* What the exercise asks
Begin at the first line below and copy each line exactly, ending with the line where "const ceilAt = quadMap(ceilQuad);" appears.

* Given data
........
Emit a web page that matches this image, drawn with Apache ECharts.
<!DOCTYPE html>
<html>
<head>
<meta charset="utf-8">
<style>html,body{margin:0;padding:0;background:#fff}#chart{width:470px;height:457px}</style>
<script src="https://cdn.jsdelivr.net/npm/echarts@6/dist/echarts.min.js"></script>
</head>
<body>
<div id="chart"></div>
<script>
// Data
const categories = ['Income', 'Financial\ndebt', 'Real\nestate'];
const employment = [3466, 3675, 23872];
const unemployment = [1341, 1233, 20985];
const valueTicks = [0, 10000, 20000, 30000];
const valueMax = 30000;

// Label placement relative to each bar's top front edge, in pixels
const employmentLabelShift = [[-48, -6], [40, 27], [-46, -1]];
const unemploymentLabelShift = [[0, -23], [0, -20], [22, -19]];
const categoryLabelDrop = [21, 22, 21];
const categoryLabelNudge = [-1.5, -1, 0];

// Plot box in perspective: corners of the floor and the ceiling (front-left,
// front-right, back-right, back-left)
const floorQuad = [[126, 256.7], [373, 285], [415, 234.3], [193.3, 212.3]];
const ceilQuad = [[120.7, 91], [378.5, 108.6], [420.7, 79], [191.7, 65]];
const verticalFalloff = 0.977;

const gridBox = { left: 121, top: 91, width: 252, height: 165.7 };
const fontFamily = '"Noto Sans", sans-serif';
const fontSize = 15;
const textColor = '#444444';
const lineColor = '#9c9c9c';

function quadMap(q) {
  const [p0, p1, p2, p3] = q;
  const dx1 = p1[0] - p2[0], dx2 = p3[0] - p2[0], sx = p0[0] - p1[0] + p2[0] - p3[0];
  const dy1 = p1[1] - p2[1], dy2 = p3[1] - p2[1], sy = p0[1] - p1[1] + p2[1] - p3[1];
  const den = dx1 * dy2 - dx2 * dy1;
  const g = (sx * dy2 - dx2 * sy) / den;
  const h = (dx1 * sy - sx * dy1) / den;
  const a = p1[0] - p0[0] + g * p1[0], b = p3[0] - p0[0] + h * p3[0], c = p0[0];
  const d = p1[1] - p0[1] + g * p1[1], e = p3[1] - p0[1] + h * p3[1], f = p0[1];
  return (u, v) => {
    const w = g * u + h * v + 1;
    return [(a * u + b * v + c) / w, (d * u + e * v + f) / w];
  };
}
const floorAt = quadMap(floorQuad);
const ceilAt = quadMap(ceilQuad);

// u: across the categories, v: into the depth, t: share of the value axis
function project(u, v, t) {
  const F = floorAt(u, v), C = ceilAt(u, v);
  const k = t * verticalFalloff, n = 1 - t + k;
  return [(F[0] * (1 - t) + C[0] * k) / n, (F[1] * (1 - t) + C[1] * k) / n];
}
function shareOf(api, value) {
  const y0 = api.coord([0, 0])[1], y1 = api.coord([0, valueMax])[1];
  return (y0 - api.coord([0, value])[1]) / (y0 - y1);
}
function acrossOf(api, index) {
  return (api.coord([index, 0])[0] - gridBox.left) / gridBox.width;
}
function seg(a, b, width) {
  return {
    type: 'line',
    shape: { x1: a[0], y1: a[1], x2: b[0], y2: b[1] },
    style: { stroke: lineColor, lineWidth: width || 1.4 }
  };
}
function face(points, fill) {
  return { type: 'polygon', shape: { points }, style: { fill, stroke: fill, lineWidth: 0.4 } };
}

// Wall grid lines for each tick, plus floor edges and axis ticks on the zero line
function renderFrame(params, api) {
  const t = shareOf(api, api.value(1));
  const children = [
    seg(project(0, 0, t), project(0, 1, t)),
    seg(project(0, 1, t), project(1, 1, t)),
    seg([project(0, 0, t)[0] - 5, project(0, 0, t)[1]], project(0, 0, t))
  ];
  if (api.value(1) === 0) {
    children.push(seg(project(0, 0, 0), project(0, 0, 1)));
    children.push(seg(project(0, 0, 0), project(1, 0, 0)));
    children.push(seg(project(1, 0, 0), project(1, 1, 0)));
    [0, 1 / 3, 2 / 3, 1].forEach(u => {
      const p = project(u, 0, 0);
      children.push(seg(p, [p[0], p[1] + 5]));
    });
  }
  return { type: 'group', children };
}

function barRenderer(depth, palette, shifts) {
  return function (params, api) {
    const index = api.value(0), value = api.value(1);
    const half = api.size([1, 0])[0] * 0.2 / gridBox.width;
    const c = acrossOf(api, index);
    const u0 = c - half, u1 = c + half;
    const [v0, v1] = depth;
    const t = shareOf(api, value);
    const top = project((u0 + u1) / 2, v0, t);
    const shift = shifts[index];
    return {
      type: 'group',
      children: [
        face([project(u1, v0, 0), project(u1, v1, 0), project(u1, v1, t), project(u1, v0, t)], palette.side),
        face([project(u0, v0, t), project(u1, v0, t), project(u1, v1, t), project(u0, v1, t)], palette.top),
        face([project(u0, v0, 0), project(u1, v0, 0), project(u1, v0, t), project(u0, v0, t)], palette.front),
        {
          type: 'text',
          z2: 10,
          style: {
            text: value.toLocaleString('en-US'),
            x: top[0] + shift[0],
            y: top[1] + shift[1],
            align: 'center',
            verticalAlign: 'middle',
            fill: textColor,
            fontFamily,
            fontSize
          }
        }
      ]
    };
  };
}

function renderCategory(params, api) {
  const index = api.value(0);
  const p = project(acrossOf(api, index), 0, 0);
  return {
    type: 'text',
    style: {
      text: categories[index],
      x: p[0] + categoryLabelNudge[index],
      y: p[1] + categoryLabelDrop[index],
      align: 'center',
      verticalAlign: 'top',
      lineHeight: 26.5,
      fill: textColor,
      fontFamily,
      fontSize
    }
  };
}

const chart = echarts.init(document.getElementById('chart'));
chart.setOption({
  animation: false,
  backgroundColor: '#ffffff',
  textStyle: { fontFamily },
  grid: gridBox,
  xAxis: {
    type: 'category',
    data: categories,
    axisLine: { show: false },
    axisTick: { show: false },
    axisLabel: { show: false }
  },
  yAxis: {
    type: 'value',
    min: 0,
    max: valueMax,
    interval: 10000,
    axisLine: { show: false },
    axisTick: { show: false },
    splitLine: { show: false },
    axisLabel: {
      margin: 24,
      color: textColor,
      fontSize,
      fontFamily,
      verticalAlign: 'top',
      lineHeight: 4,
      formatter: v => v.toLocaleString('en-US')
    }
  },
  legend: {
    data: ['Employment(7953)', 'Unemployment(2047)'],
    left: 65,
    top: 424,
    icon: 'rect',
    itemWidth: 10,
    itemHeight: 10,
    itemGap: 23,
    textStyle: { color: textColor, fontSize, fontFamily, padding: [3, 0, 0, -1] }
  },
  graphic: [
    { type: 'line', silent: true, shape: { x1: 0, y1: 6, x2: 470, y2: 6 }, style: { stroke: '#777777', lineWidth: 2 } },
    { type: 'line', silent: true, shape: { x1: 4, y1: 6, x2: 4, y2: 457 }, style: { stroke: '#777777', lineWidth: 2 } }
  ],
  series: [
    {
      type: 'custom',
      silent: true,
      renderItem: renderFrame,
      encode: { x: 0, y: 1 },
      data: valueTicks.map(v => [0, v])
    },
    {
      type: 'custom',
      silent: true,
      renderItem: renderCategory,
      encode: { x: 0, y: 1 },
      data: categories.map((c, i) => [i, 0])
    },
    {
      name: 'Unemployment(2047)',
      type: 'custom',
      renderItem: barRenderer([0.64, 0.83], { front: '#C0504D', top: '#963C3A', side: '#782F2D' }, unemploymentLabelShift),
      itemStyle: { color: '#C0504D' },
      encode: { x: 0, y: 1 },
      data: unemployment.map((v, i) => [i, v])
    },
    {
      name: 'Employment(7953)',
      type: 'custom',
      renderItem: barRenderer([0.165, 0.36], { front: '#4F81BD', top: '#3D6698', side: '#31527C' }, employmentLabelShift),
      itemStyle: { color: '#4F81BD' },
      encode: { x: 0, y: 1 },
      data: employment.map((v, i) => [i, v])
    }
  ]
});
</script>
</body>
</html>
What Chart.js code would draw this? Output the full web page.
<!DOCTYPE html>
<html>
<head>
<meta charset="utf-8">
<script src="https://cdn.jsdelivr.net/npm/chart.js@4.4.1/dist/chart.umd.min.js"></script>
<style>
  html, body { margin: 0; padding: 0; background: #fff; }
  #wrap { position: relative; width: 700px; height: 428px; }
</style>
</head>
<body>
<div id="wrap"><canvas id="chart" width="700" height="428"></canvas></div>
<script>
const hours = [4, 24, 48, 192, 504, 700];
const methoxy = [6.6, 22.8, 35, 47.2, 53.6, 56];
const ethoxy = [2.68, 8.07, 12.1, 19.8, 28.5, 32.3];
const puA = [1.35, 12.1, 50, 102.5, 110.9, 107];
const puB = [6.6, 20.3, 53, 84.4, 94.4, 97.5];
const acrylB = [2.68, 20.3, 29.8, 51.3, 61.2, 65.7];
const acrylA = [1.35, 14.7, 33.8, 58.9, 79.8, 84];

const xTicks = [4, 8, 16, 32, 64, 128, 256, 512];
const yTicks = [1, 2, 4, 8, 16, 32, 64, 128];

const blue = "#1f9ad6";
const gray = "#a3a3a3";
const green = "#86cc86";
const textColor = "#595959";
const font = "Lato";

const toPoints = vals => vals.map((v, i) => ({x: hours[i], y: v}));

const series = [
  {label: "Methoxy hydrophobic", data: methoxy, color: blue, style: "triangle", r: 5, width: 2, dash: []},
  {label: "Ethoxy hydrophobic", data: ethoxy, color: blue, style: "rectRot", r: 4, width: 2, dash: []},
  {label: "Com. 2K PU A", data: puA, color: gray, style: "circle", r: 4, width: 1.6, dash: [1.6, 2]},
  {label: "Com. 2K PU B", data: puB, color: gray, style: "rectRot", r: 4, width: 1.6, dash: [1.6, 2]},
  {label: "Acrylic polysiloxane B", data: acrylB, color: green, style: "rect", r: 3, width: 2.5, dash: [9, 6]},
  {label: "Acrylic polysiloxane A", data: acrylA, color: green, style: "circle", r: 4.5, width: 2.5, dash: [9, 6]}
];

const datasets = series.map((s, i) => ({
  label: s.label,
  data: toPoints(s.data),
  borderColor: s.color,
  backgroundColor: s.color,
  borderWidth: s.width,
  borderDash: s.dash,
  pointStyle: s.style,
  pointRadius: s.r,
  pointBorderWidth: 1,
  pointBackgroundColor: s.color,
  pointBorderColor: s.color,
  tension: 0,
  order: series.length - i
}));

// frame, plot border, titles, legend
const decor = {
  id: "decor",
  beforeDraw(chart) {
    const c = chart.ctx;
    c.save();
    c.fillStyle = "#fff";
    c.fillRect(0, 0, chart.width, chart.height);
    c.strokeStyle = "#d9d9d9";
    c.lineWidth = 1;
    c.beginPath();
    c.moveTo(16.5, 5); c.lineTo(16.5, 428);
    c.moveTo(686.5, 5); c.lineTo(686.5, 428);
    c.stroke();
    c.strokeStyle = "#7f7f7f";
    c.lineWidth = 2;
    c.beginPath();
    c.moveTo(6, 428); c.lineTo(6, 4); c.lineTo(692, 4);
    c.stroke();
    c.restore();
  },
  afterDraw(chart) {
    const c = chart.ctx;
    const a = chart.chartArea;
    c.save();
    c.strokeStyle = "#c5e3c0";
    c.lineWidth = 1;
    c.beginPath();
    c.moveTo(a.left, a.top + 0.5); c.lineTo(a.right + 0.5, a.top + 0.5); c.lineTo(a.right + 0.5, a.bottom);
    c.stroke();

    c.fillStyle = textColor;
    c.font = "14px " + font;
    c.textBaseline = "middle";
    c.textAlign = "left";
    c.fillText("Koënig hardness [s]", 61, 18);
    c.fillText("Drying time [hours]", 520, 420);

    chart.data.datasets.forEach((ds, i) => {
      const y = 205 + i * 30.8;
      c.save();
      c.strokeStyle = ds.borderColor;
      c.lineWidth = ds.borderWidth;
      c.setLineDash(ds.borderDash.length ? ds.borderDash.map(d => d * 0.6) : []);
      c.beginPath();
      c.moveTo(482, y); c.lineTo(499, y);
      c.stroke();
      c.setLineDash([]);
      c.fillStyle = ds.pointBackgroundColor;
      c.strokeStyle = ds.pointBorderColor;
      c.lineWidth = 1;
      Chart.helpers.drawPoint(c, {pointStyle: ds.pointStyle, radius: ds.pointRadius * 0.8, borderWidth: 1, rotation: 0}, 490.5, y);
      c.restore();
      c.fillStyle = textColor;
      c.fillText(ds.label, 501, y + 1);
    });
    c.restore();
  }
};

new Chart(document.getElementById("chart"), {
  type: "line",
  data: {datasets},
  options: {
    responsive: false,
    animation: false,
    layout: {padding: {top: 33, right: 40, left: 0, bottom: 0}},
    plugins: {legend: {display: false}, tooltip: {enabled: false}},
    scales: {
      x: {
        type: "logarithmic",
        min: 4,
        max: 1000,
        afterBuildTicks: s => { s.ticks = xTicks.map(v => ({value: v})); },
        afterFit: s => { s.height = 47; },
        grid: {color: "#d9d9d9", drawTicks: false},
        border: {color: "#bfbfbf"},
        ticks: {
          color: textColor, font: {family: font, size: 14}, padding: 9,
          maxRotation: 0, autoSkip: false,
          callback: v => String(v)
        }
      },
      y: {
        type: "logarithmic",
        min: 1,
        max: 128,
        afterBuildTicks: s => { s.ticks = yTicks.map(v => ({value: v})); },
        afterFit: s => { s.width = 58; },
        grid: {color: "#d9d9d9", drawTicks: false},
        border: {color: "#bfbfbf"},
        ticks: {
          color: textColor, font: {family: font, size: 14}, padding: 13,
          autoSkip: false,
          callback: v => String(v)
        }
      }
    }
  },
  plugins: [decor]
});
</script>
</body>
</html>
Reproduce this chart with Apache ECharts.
........
* Complete response
Emit a web page that matches this image, drawn with Apache ECharts.
<!DOCTYPE html>
<html>
<head>
<meta charset="utf-8">
<style>html,body{margin:0;padding:0;background:#fff}#chart{width:470px;height:457px}</style>
<script src="https://cdn.jsdelivr.net/npm/echarts@6/dist/echarts.min.js"></script>
</head>
<body>
<div id="chart"></div>
<script>
// Data
const categories = ['Income', 'Financial\ndebt', 'Real\nestate'];
const employment = [3466, 3675, 23872];
const unemployment = [1341, 1233, 20985];
const valueTicks = [0, 10000, 20000, 30000];
const valueMax = 30000;

// Label placement relative to each bar's top front edge, in pixels
const employmentLabelShift = [[-48, -6], [40, 27], [-46, -1]];
const unemploymentLabelShift = [[0, -23], [0, -20], [22, -19]];
const categoryLabelDrop = [21, 22, 21];
const categoryLabelNudge = [-1.5, -1, 0];

// Plot box in perspective: corners of the floor and the ceiling (front-left,
// front-right, back-right, back-left)
const floorQuad = [[126, 256.7], [373, 285], [415, 234.3], [193.3, 212.3]];
const ceilQuad = [[120.7, 91], [378.5, 108.6], [420.7, 79], [191.7, 65]];
const verticalFalloff = 0.977;

const gridBox = { left: 121, top: 91, width: 252, height: 165.7 };
const fontFamily = '"Noto Sans", sans-serif';
const fontSize = 15;
const textColor = '#444444';
const lineColor = '#9c9c9c';

function quadMap(q) {
  const [p0, p1, p2, p3] = q;
  const dx1 = p1[0] - p2[0], dx2 = p3[0] - p2[0], sx = p0[0] - p1[0] + p2[0] - p3[0];
  const dy1 = p1[1] - p2[1], dy2 = p3[1] - p2[1], sy = p0[1] - p1[1] + p2[1] - p3[1];
  const den = dx1 * dy2 - dx2 * dy1;
  const g = (sx * dy2 - dx2 * sy) / den;
  const h = (dx1 * sy - sx * dy1) / den;
  const a = p1[0] - p0[0] + g * p1[0], b = p3[0] - p0[0] + h * p3[0], c = p0[0];
  const d = p1[1] - p0[1] + g * p1[1], e = p3[1] - p0[1] + h * p3[1], f = p0[1];
  return (u, v) => {
    const w = g * u + h * v + 1;
    return [(a * u + b * v + c) / w, (d * u + e * v + f) / w];
  };
}
const floorAt = quadMap(floorQuad);
const ceilAt = quadMap(ceilQuad);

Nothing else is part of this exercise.